Why type to search for nearby restaurants, hotels or even toilets using a tiny keyboard when you can just speak to your phone. That’s the premise of the new, free Chumenwenwen voice search application that is available on multiple platforms including WeChat, the most popular mobile messaging app in China.
“We now have more than 200,000 users, and the figure is rapidly expanding now “said Yizhou Zhu, 26, the co-founder of Shanghai-based startup Mobvoi. Graduated from Stanford University, he chose to devote himself in startups focusing on mobile voice search. The product Chumenwenwen means “go out and ask” in Chinese, which indicates its two salient features: mobile and voice search. The motivation to launch a start-up and cash in on the growing need in mobile voice search in the world’s largest Internet market was not uncommon.

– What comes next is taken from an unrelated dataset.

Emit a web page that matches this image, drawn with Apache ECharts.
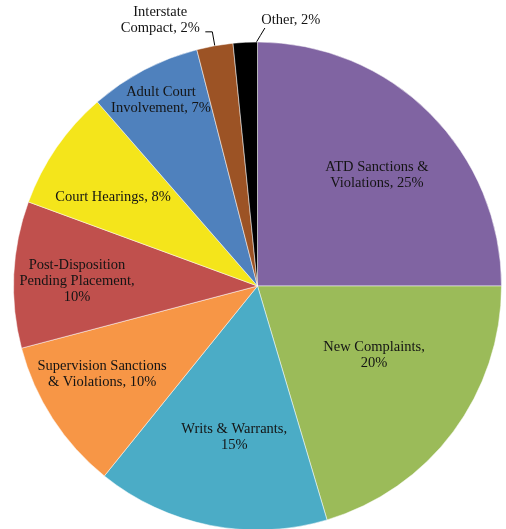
<!DOCTYPE html>
<html>
<head>
<meta charset="utf-8">
<style>
  html, body { margin: 0; padding: 0; background: #fff; }
  #chart { width: 506px; height: 529px; }
</style>
<script src="https://cdn.jsdelivr.net/npm/echarts@6/dist/echarts.min.js"></script>
</head>
<body>
<div id="chart"></div>
<script>
// ---- Data ----
const categories = [
  "ATD Sanctions & Violations",
  "New Complaints",
  "Writs & Warrants",
  "Supervision Sanctions & Violations",
  "Post-Disposition Pending Placement",
  "Court Hearings",
  "Adult Court Involvement",
  "Interstate Compact",
  "Other"
];
const values = [25.0, 20.4, 15.4, 10.1, 9.7, 8.0, 7.4, 2.4, 1.6];
const labelTexts = [
  "ATD Sanctions &\nViolations, 25%",
  "New Complaints,\n20%",
  "Writs & Warrants,\n15%",
  "Supervision Sanctions\n& Violations, 10%",
  "Post-Disposition\nPending Placement,\n10%",
  "Court Hearings, 8%",
  "Adult Court\nInvolvement, 7%",
  "Interstate\nCompact, 2%",
  "Other, 2%"
];
const colors = ["#8064A2", "#9BBB59", "#4BACC6", "#F79646", "#C0504D", "#F4E51B", "#4F81BD", "#9C5325", "#000000"];

// ---- Label placement style (polar: radius factor, angle nudge in degrees) ----
const labelRadius = [0.668, 0.555, 0.626, 0.732, 0.740, 0.695, 0.859, 1.161, 1.099];
const labelNudge  = [2.1, -6.1, -2.4, 3.4, -1.1, -3.0, 0.3, -10.0, 10.0];
const outside = [false, false, false, false, false, false, false, true, true];

const CX = 257.5, CY = 286, R = 244;

const total = values.reduce((a, b) => a + b, 0);
const midAngles = [];
{
  let acc = 0;
  values.forEach(v => { midAngles.push((acc + v / 2) / total * 360); acc += v; });
}
function polar(angDeg, rad) {
  const a = angDeg * Math.PI / 180;
  return [CX + rad * Math.sin(a), CY - rad * Math.cos(a)];
}

const chart = echarts.init(document.getElementById('chart'), null, { renderer: 'canvas' });
chart.setOption({
  backgroundColor: '#ffffff',
  animation: false,
  series: [{
    type: 'pie',
    center: [CX, CY],
    radius: R,
    startAngle: 90,
    clockwise: true,
    avoidLabelOverlap: false,
    silent: true,
    itemStyle: { borderColor: '#ffffff', borderWidth: 0.5 },
    label: {
      show: true,
      position: 'inside',
      formatter: p => labelTexts[p.dataIndex],
      fontFamily: '"Liberation Serif", "DejaVu Serif", serif',
      fontSize: 14.5,
      lineHeight: 16,
      color: '#141414',
      align: 'center'
    },
    labelLine: { show: true, length: 10, length2: 6, lineStyle: { color: '#000', width: 1 } },
    labelLayout: function (params) {
      const i = params.dataIndex;
      const pos = polar(midAngles[i] + labelNudge[i], labelRadius[i] * R);
      const res = { x: pos[0], y: pos[1], align: 'center', verticalAlign: 'middle' };
      if (outside[i]) {
        let p0, p1, p2;
        if (i === 7) {
          p0 = polar(midAngles[i], R);
          p1 = polar(midAngles[i], R * 1.058);
          p2 = [p1[0] - 7, p1[1]];
        } else {
          p0 = polar(midAngles[i] + 2.5, R - 1);
          p1 = [p0[0] + 4.5, p0[1] - 7.5];
          p2 = [p0[0] + 9, p0[1] - 15];
        }
        res.labelLinePoints = [p0, p1, p2];
      }
      return res;
    },
    data: categories.map((c, i) => ({
      name: c,
      value: values[i],
      itemStyle: { color: colors[i] },
      label: { position: outside[i] ? 'outside' : 'inside' },
      labelLine: { show: outside[i] }
    }))
  }]
});
</script>
</body>
</html>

Voice search is becoming more popular then ever. This is no surprise as smartphone penetration and usage continue to grow. According to a recent research done by the Telemetrics. 50 percent of the users in the US start to use a mobile device to search. For certain type of searches such as the nearby restaurants, such figures are even higher. The famous restaurant ratings& reviews service Yelp reported that 59 percent of all their searches are on mobile in Q2 2013.

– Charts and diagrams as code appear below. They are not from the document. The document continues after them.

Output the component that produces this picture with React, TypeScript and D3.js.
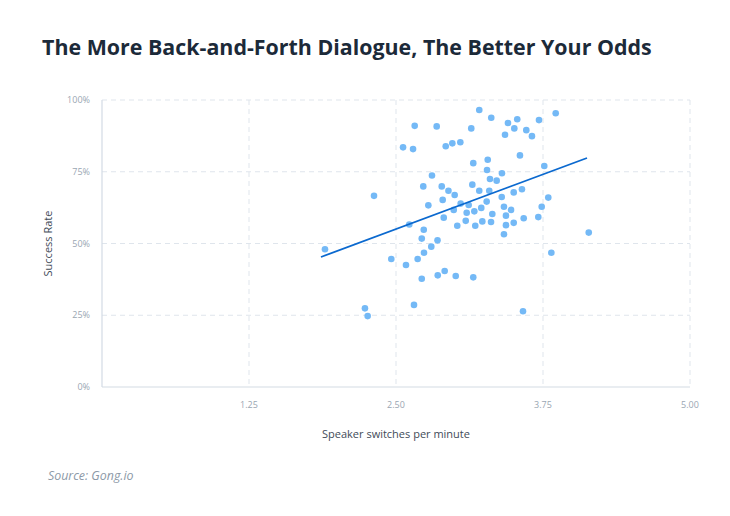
import React from "react";
import * as d3 from "d3";

const title = "The More Back-and-Forth Dialogue, The Better Your Odds";
const xTicks = [1.25, 2.5, 3.75, 5.0];
const yTicks = [0, 25, 50, 75, 100];
const switchesPerMinute = [
  1.896, 2.313, 2.236, 2.259, 2.46, 2.56, 2.585, 2.613, 2.645, 2.659, 2.653, 2.684, 2.719, 2.719, 2.736,
  2.732, 2.738, 2.775, 2.8, 2.806, 2.846, 2.853, 2.855, 2.889, 2.897, 2.906, 2.914, 2.923, 2.946, 2.979,
  2.991, 2.999, 3.008, 3.021, 3.047, 3.05, 3.093, 3.101, 3.118, 3.14, 3.149, 3.157, 3.157, 3.166, 3.174,
  3.208, 3.208, 3.225, 3.234, 3.271, 3.274, 3.28, 3.293, 3.299, 3.308, 3.31, 3.319, 3.356, 3.399, 3.401,
  3.418, 3.418, 3.427, 3.435, 3.435, 3.452, 3.478, 3.501, 3.501, 3.506, 3.531, 3.554, 3.571, 3.58, 3.586,
  3.608, 3.656, 3.71, 3.716, 3.739, 3.761, 3.795, 3.821, 3.858, 4.139,
];
const successRate = [
  48.0, 66.6, 27.4, 24.7, 44.6, 83.5, 42.5, 56.6, 82.9, 91.0, 28.6, 44.6, 51.7, 37.7, 54.8,
  69.9, 46.8, 63.3, 48.9, 73.7, 90.8, 51.1, 38.9, 69.9, 65.2, 59.0, 40.4, 83.9, 68.4, 84.9,
  61.7, 66.9, 38.7, 56.2, 85.3, 63.9, 57.9, 60.7, 63.4, 90.1, 70.5, 78.0, 38.2, 61.2, 56.2,
  96.5, 68.4, 62.4, 57.7, 64.6, 75.6, 79.2, 68.4, 72.5, 57.5, 93.8, 60.3, 71.9, 66.2, 74.5,
  62.8, 53.2, 87.9, 59.7, 56.4, 92.0, 61.7, 67.8, 57.2, 90.1, 93.3, 80.7, 68.9, 26.4, 58.8,
  89.5, 87.4, 59.2, 93.0, 62.8, 77.0, 66.0, 46.8, 95.4, 53.8,
];
const trendX = [1.862, 4.124];
const trendY = [45.3, 79.8];

export default function App() {
  const W = 730, H = 516;
  const x = d3.scaleLinear().domain([0, 5]).range([102, 690]);
  const y = d3.scaleLinear().domain([0, 100]).range([387, 100]);
  const grid = "#dfe5ec";
  const axis = "#d3dbe4";
  const font = "'Open Sans', sans-serif";
  const line = d3.line<number>().x((d, i) => x(trendX[i])).y((d, i) => y(trendY[i]));
  return (
    <svg width={W} height={H} style={{ position: "absolute", left: 0, top: 0, background: "#fff" }}>
      <text x={42} y={55} fontFamily={font} fontWeight={700} fontSize={21.4} fill="#1c2a39">{title}</text>
      {yTicks.filter(t => t > 0).map(t => (
        <line key={"h" + t} x1={x(0)} x2={x(5)} y1={y(t)} y2={y(t)} stroke={grid} strokeWidth={1} strokeDasharray="5,4" />
      ))}
      {xTicks.map(t => (
        <line key={"v" + t} x1={x(t)} x2={x(t)} y1={y(100)} y2={y(0)} stroke={grid} strokeWidth={1} strokeDasharray="5,4" />
      ))}
      <line x1={x(0)} x2={x(0)} y1={y(100)} y2={y(0)} stroke={axis} strokeWidth={1.2} />
      <line x1={x(0)} x2={x(5)} y1={y(0)} y2={y(0)} stroke={axis} strokeWidth={1.2} />
      {yTicks.map(t => (
        <text key={"yl" + t} x={90} y={y(t) + 3} textAnchor="end" fontFamily={font} fontSize={9} fill="#9aa6b2">{t + "%"}</text>
      ))}
      {xTicks.map(t => (
        <text key={"xl" + t} x={x(t)} y={408} textAnchor="middle" fontFamily={font} fontSize={9} fill="#9aa6b2">{t.toFixed(2)}</text>
      ))}
      <text transform={`translate(52,${y(50)}) rotate(-90)`} textAnchor="middle" fontFamily={font} fontSize={11} fill="#3f4b58">Success Rate</text>
      <text x={x(2.5)} y={438} textAnchor="middle" fontFamily={font} fontSize={11} fill="#3f4b58">Speaker switches per minute</text>
      {switchesPerMinute.map((v, i) => (
        <circle key={i} cx={x(v)} cy={y(successRate[i])} r={3.3} fill="#74b9f6" />
      ))}
      <path d={line(trendX) || ""} stroke="#0b69cf" strokeWidth={1.8} fill="none" />
      <text x={48} y={480} fontFamily={font} fontStyle="italic" fontSize={12.4} fill="#8c99a7">Source: Gong.io</text>
    </svg>
  );
}
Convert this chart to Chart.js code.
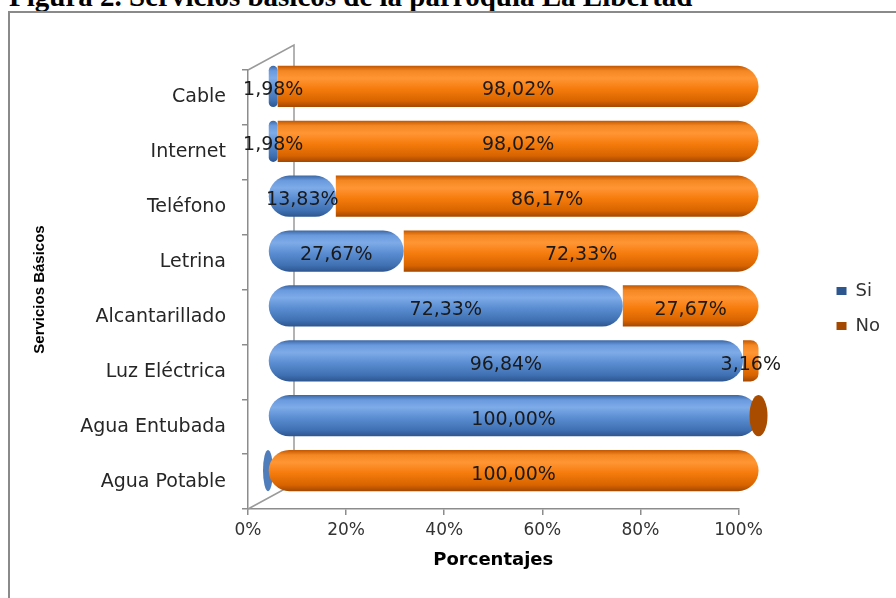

“But that’s not the only factor behind the uptick in mobile voice search,” said Zhu. He cites the demand for better user interfaces, especially from those who don’t want to rely solely on a touchscreen to interact with their phone. In addition, the increasing prevalence of laws restricting the use of cell phones while driving worldwide, especially US, has fueled demand for these voice-based apps. Bluetooth headsets allow drivers to talk hands-free, but many people want access to e-mail and text messages while driving, too, he notes.
Technology giants Apple and Google have already detected this trend for long. Apple acquired Siri and added it to iPhone as a reaction. They understood the future of search on mobile would increasingly or even overwhelmingly be voice search. Google also acknowledges that people want more easy-using interfaces. Speech input has already been set as the primary interface on Google Now. However, to either company, Chinese language is a great obstacle barring on the beginning of their long journey.
“In China, users have had a hard time using Siri to get precise answers to certain questions. Siri often fails to deliver a satisfactory answer.” said Chaofei Fan, 25, now a software engineer at Chumenwenwen. “In this case, the mobile voice search app Chumenwenwen wants to be an antidote. To get Chinese voice recognition work, we spent a lot of time letting the machine learn about this fascinating language — its tonal characteristics, the different accents, pinyin representations of Chinese characters…the list goes on and on. Chinese language tone is unique. The subtle difference in tones can mean completely different things, for example”Can Guan” in Chinese can mean restaurant with the second character in its third tone whereas it means visit when the second character share the first tone. Therefore, we have our unique innovative system that can understand its meaning according different contexts.”
Besides the difficulty in recognizing Chinese language, it has to work out other difficulties faced by all the mobile voice search applications. “Voice search queries are more complex than traditional text searches, because it involves more natural language understanding. ” Fan added. “Chumenwenwen answers your questions in three steps: first it does speech recognition to convert your voice into text; the text is then passed to semantic analyzer to understand your intention; finally with your intention Chumenwenwen searches relevant domains to find the most accurate answer for you. Among these three steps, Chumenwenwen specializes in natural language understanding. We are seeking to provide more accurate search results by both understanding what users say and refining the results based on the context such as location and other data we knew about users.”
For example, when you are asking for air ticket information on Chumenwenwen, you can just speak as if you were talking to a travel agency and Chumenwenwen will get all the details including time, destination, price, airlines, etc. You can talk in any way you like: such oral expression as Di Du or Mo Du can be instantly understood as Beijing or Shanghai.
Mobile will bring a new uprise of voice search. With many users making restaurant reservation or purchasing deals on mobile devices, voice search seems like a natural progression. “We believe voice search is going to aggressively expand into every function of human lives. One of the key issue is to let mobile phone understand more natural language and complex queries. And that’s precisely what we are striving for” Zhu affirmed.